Since Qi lies on (O), nK0(X6, Qi) meets the sidelines of ABC on the line L(Qi) which must contain K.

The polar conic of every point on the line QjQk with respect to the cubic nK0(X6, Qi) is a circle centered on QjQk and all these circles are in a same pencil. The cubic nK0(X6, Qi) is a K+ with only one real asymptote and the three asymptotes concur at X on QjQk. The polar conic of X splits into the line at infinity and the radical axis of the pencil. This is the parallel at K to the line GQi, meeting QjQk at Ki on the Steiner inscribed ellipse (S).

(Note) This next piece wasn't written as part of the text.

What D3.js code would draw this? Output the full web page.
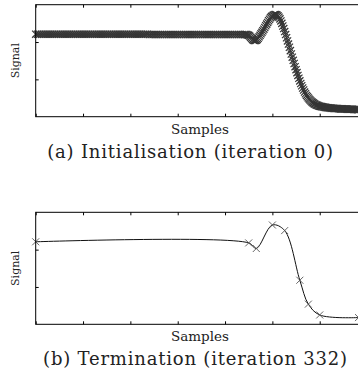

The infinite point gQi of the line GQi obviously lies on the Thomson cubic. Its polar conic splits into the orthic line L(Qi) and the circular line L(∞GQi) = QjQk. Hence the tangents to the cubic at their six common points are parallel to the radical axis and perpendicular to QjQk.

The polar conic PC(K) is a rectangular hyperbola with center Ωi on the Brocard circle, the orthogonal projection of O on L(Qi). See the related cubic K1141.

PC(K) meets (O) on L(Qi) and on the parallel at O to QjQk. PC(K) also meets PC(Ki) on L(Qi) and two other points on QjQk.